Chinese-Americans' perception of therapy: A qualitative study
The purpose of this study was to generate data that would help describe the experience and perception of therapy by the Chinese-American clients. The research questions addressed issues related to the length of treatment, the experience of therapy, and the client's expectation of treatment outcomes.
The research sample consisted of 18 adult volunteer subjects who were either permanent residents or citizens of the United States, who were of Chinese descent. Subjects had to be in therapy for no less than 5 visits. Participants were from all over the United States.
Following a pilot study to test the feasibility of such a research study, the applicability of the demographic questionnaire and the interview questions, a qualitative in-depth interview was conducted to generate sufficient data on the perception of the process in therapy. All interviews were audio-taped for coding purposes and assessment reliability. Content analyses were made from the interview for recurring themes and commonalities in the areas on the length of treatment, experience in therapy, and expectation of treatment outcomes.

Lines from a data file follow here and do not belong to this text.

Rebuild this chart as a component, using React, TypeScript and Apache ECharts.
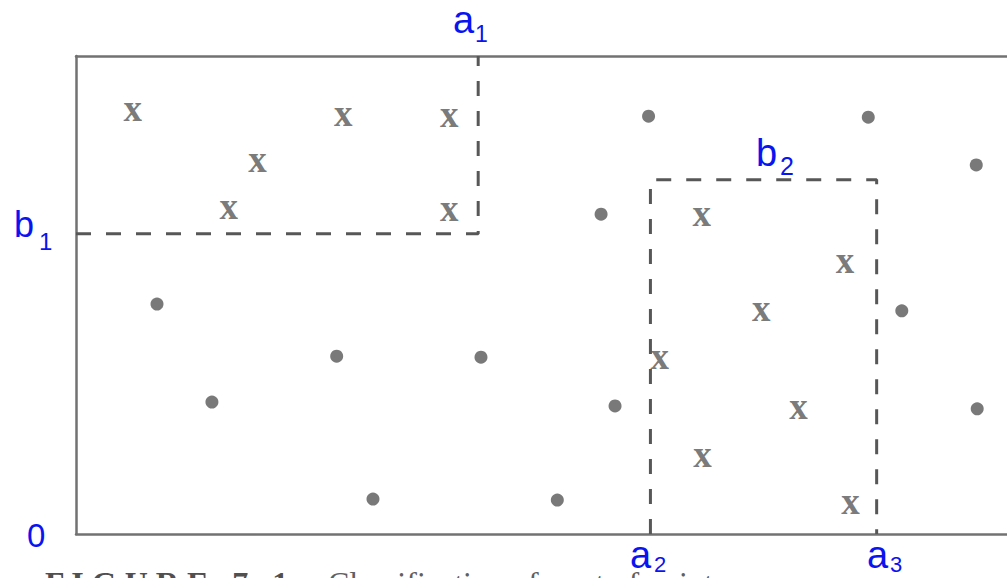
import React, { useEffect, useRef } from "react";
import * as echarts from "echarts";

// Class "x" points (x, y) in axis units 0..100
const crossPoints: number[][] = [
  [6.1, 88.1], [28.7, 87.2], [40.1, 87.0], [19.5, 77.6], [16.4, 67.6], [40.1, 67.2],
  [67.2, 66.3], [82.6, 56.3], [73.6, 46.4], [62.7, 36.4], [77.6, 25.9], [67.3, 15.7], [83.2, 5.9],
];
// Class "dot" points
const dotPoints: number[][] = [
  [61.5, 87.4], [85.1, 87.2], [96.7, 77.2], [56.4, 66.9], [8.7, 48.1], [88.7, 46.7],
  [28.0, 37.2], [43.5, 37.0], [14.6, 27.6], [57.9, 26.8], [96.8, 26.2], [31.9, 7.3], [51.7, 7.1],
];
// Decision thresholds
const A1 = 43.2;
const B1 = 62.8;
const A2 = 61.7;
const A3 = 86.0;
const B2 = 74.1;
const Y_MAX = 100;
const X_MAX = 100;

const region1: number[][] = [[0, B1], [A1, B1], [A1, Y_MAX]];
const region2: number[][] = [[A2, 0], [A2, B2], [A3, B2], [A3, 0]];

const BLUE = "#0a14f0";
const INK = "#575757";
const SANS = "Liberation Sans, Arial, sans-serif";
const SERIF = "Liberation Serif, Times New Roman, serif";

// text placed with its baseline at y (middle baseline ~0.35em above alphabetic)
function txt(s: string, x: number, baseline: number, size: number, color = BLUE, family = SANS, weight = "normal") {
  return {
    type: "text",
    x,
    y: baseline - 0.35 * size,
    z: 10,
    style: { text: s, fontFamily: family, fontSize: size, fontWeight: weight, fill: color, align: "left", verticalAlign: "middle" },
  };
}

function sub(main: string, s: string, x: number, base: number, size: number, sx: number, sbase: number, ssize: number) {
  return [txt(main, x, base, size), txt(s, sx, sbase, ssize)];
}

export default function App() {
  const ref = useRef<HTMLDivElement>(null);
  useEffect(() => {
    if (!ref.current) return;
    const chart = echarts.init(ref.current, undefined, { renderer: "svg" });
    const dashStyle = { color: INK, width: 3, type: [15, 15] as any };
    const axisStyle = { show: true, onZero: false, lineStyle: { color: "#727272", width: 2.5 } };
    chart.setOption({
      animation: false,
      backgroundColor: "#ffffff",
      grid: { left: 76, right: 0, top: 56, bottom: 44 },
      xAxis: [
        {
          type: "value", min: 0, max: X_MAX, position: "bottom", axisLine: axisStyle,
          axisTick: { show: false }, axisLabel: { show: false }, splitLine: { show: false },
        },
        {
          type: "value", min: 0, max: X_MAX, position: "top", axisLine: axisStyle,
          axisTick: { show: false }, axisLabel: { show: false }, splitLine: { show: false },
        },
      ],
      yAxis: {
        type: "value", min: 0, max: Y_MAX, axisLine: axisStyle,
        axisTick: { show: false }, axisLabel: { show: false }, splitLine: { show: false },
      },
      series: [
        { type: "line", data: region1, symbol: "none", lineStyle: dashStyle, silent: true },
        { type: "line", data: region2, symbol: "none", lineStyle: dashStyle, silent: true },
        {
          type: "scatter", data: dotPoints, symbol: "circle", symbolSize: 13,
          itemStyle: { color: INK },
        },
        {
          type: "scatter", data: crossPoints, symbol: "circle", symbolSize: 1,
          itemStyle: { color: "rgba(0,0,0,0)" },
          label: {
            show: true, position: "inside", formatter: "x", offset: [0, -4],
            fontFamily: SERIF, fontWeight: "bold", fontSize: 37, color: INK,
          },
        },
      ],
      graphic: [
        ...sub("a", "1", 453, 33, 38, 475, 42, 23),
        ...sub("b", "1", 14, 237, 36, 39, 250, 24),
        ...sub("b", "2", 756, 166, 38, 780, 175, 25),
        ...sub("a", "2", 630, 568, 38, 654, 572, 22),
        ...sub("a", "3", 867, 568, 38, 890, 572, 22),
        txt("0", 27, 547, 33),
        txt("F I G U R E   7 . 1", 45, 594, 32, "#505050", SERIF, "bold"),
        txt("Classification of a set of points", 328, 594, 32, "#606060", SERIF),
      ],
    });
    return () => chart.dispose();
  }, []);
  return <div ref={ref} style={{ position: "fixed", left: 0, top: 0, width: 1007, height: 578, background: "#fff" }} />;
}
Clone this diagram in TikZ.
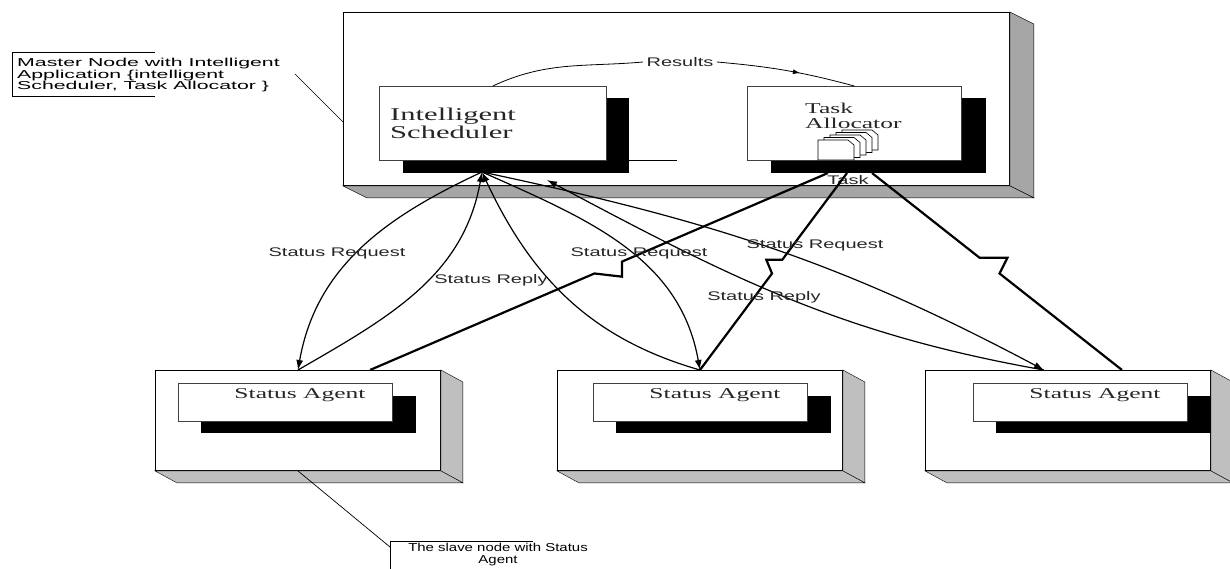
\documentclass[tikz,border=0pt]{standalone}
\usepackage{fontspec}
\setmainfont{Liberation Serif}
\newfontfamily\boxfont[FakeStretch=1.7]{Liberation Serif}
\newfontfamily\lblfont[FakeStretch=1.6]{Liberation Sans}
\newfontfamily\notefont[FakeStretch=1.85]{Liberation Sans}
\newfontfamily\slavefont[FakeStretch=1.3]{Liberation Sans}
\usetikzlibrary{arrows.meta,calc,positioning,decorations.markings}

\tikzset{
  facebox/.style={draw, fill=white, line width=0.9pt, inner sep=0pt, anchor=north west},
  whitebox/.style={draw=black!75, fill=white, line width=0.6pt, inner sep=0pt, anchor=north west},
  blackbox/.style={fill=black, inner sep=0pt, anchor=north west},
  msg/.style={-{Latex[length=10pt,width=7pt]}, line width=1.2pt},
  tasklink/.style={line width=2.2pt, line join=miter},
  lbl/.style={font=\lblfont\fontsize{12.5}{14}\selectfont, text=black!85},
  agenttxt/.style={font=\boxfont\fontsize{15}{15}\selectfont, text=black!85, inner sep=0pt, anchor=north},
}

\begin{document}
\begin{tikzpicture}[x=1pt,y=1pt]
    \useasboundingbox (0,0) rectangle (1230,-568);

    % master node
    \node[facebox, minimum width=666, minimum height=173] (master) at (343,-12) {};
    \draw[fill=gray!70] (master.north east) -- ++(24,-12) -- ($(master.south east)+(24,-12)$) -- (master.south east) -- cycle;
    \draw[fill=gray!70] (master.south west) -- ++(24,-12) -- ($(master.south east)+(24,-12)$) -- (master.south east) -- cycle;

    \node[blackbox, minimum width=226, minimum height=75] (schedsh) at (403,-98) {};
    \node[whitebox, minimum width=227, minimum height=74] (sched) at (379,-86) {};
    \node[font=\boxfont\fontsize{18}{18}\selectfont, text=black!85, inner sep=0pt, align=left, anchor=north west] (schedtxt) at (390,-108) {Intelligent\\Scheduler};
    \draw[line width=0.6pt] (schedsh.east |- sched.south) -- ++(48,0);

    \node[blackbox, minimum width=215, minimum height=75] (allocsh) at (771,-98) {};
    \node[whitebox, minimum width=214, minimum height=74] (alloc) at (747,-86) {};
    \node[font=\boxfont\fontsize{15}{15}\selectfont, text=black!85, inner sep=0pt, align=left, anchor=north west] (alloctxt) at (805,-103) {Task\\Allocator};
    \coordinate (docs) at (818,-160);
    \foreach \i in {4,3,2,1,0}
      \draw[fill=white, line width=0.6pt] ($(docs)+(\i*6,\i*2.5)$) -- ++(0,20) -- ++(30,0) -- ++(6,-5) -- ++(0,-15) -- cycle;
    \node[lbl] (tasklbl) at (848,-180) {Task};

    % results
    \node[lbl] (res) at (680,-62) {Results};
    \draw[line width=0.8pt] (sched.north) to[out=25, in=185] (res.west);
    \draw[line width=0.8pt, postaction={decorate},
      decoration={markings, mark=at position 0.6 with {\arrow{Latex[length=7pt,width=5pt]}}}]
      (res.east) to[out=-5, in=165] (alloc.north);

    % slave nodes
    \foreach \n/\x/\ix in {ag1/155/178, ag2/557/593, ag3/925/973} {
      \node[facebox, minimum width=285, minimum height=100] (\n) at (\x,-370) {};
      \draw[fill=gray!50] (\n.north east) -- ++(22,-12) -- ($(\n.south east)+(22,-12)$) -- (\n.south east) -- cycle;
      \draw[fill=gray!50] (\n.south west) -- ++(22,-12) -- ($(\n.south east)+(22,-12)$) -- (\n.south east) -- cycle;
      \node[blackbox, minimum width=215, minimum height=37] (\n sh) at (\ix+23,-396) {};
      \node[whitebox, minimum width=214, minimum height=38] (\n in) at (\ix,-383) {};
      \node[agenttxt] (\n txt) at ($(\n in.north west)+(122,-5)$) {Status Agent};
    }

    % status messages
    \coordinate (hub) at (482,-172);
    \coordinate (hubR) at (547,-180);
    \coordinate (ag3top) at ($(ag3.north)+(-24,0)$);
    \draw[msg] (hub) to[out=205, in=80] (ag1.north);
    \draw[msg] (ag1.north) to[out=30, in=-100] (hub);
    \draw[msg] (hub) to[out=-24, in=100] (ag2.north);
    \draw[msg] (ag2.north) to[out=164, in=-65] (hub);
    \draw[msg] (hub) to[out=-12, in=152] (ag3top);
    \draw[msg] (ag3top) to[out=170, in=-28] (hubR);

    % task links
    \coordinate (tA) at (828,-173);
    \coordinate (tB) at (847,-173);
    \coordinate (tC) at (872,-173);
    \coordinate (eA) at (370,-370);
    \coordinate (eC) at (1122,-370);
    \draw[tasklink] (tA) -- ($(tA)!0.45!(eA)$) -- ($(tA)!0.45!(eA)+(0,-15)$) -- ($(tA)!0.51!(eA)$) -- (eA);
    \draw[tasklink] (tB) -- ($(tB)!0.44!(ag2.north)$) -- ($(tB)!0.44!(ag2.north)+(-16,0)$) -- ($(tB)!0.51!(ag2.north)$) -- (ag2.north);
    \draw[tasklink] (tC) -- ($(tC)!0.43!(eC)$) -- ($(tC)!0.43!(eC)+(28,0)$) -- ($(tC)!0.51!(eC)$) -- (eC);

    \node[lbl] at (337,-253) {Status Request};
    \node[lbl] at (491,-280) {Status Reply};
    \node[lbl] at (639,-253) {Status Request};
    \node[lbl] at (815,-245) {Status Request};
    \node[lbl] at (764,-297) {Status Reply};

    % callouts
    \node[font=\notefont\fontsize{11.5}{10.5}\selectfont, text=black, inner sep=0pt, align=left, anchor=north west] (mnote) at (17,-58) {Master Node with Intelligent\\Application \{intelligent\\Scheduler, Task Allocator \}};
    \draw[line width=0.7pt] (155,-52) -- (12,-52) -- (12,-96) -- (155,-96);
    \draw[line width=0.7pt] (295,-74) -- ($(master.north west)+(0,-110)$);

    \node[font=\slavefont\fontsize{11.5}{11.5}\selectfont, text=black, inner sep=0pt, align=center, anchor=north] (snote) at (498,-543) {The slave node with Status\\Agent};
    \draw[line width=0.7pt] (533,-541) -- (390,-541) -- (390,-570);
    \draw[line width=0.7pt] (ag1.south) -- (390,-547);
\end{tikzpicture}
\end{document}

This study revealed that Chinese clients do seek therapy when they have problems and that the length of treatment was not a primary concern for them. Second, individual and family therapy seemed to have more appeal than group therapy. Third, they experienced therapy as helpful and pleasant. Most would like to come back to therapy or would recommend therapy to peers. Fourth, there is a definite need for therapists to understand the Chinese culture and communicate in Chinese language.
This study recommends that those who plan to work with this ethnic group need to understand their cultural backgrounds and current concerns in this country. Future study is needed to look at the intervention methods that are most effective for this population.